Here, the evidence presented to the grand jury established that, on September 1, 2005 the defendant was observed “casing” different houses in a residential area of Nassau County. Eventually, he walked toward the side gate of a residence, and proceeded to put on a pair of gloves. He then approached locked sliding doors on the side of the residence. The defendant opened the exterior screen door and then tugged twice on the interior sliding glass door.
When questioned by a police officer who responded to the scene, the defendant stated that he was looking for “Lewis Street,” located in a commercial area. The police officer, who testified that he was familiar with the area of the incident, stated that he had never heard of Lewis Street and that there were no commercial buildings in the area.
The occupant of the subject residence testified that he was not at home at the time of the incident. He further stated that he kept the sliding glass doors locked and that he did not give anyone authority or permission to open that sliding glass door and attempt to gain entry to his residence.

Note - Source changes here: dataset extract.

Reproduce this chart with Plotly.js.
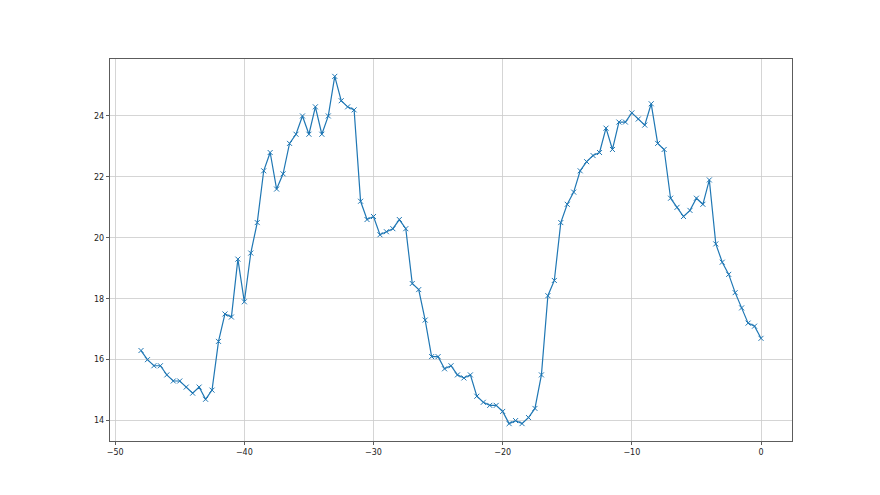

*831Additionally, at the time of the defendant’s arrest, the defendant was wearing layers of clothing including, inter alia, a pair of pants with snaps “all across the leg” that could easily be removed.
The defendant’s attempt to open the locked sliding door, while wearing a pair of gloves in early September and layers of clothing that could easily be removed to change his appearance, as well as his unexplained and unauthorized presence on the premises, constituted legally sufficient evidence to support the charge of attempted burglary in the second degree (see Penal Law §§ 110.00, 140.25 [2]; People v Flores, 303 AD2d 597, 598 [2003]; see People v Robinson, 117 AD2d 683 [1986]; People v Coe, 99 AD2d 516, 517 [1984]).
Accordingly, we reverse and reinstate the count of the indictment charging the defendant with the crime of attempted burglary in the second degree. Florio, J.P, Adams, Krausman and Rivera, JJ., concur.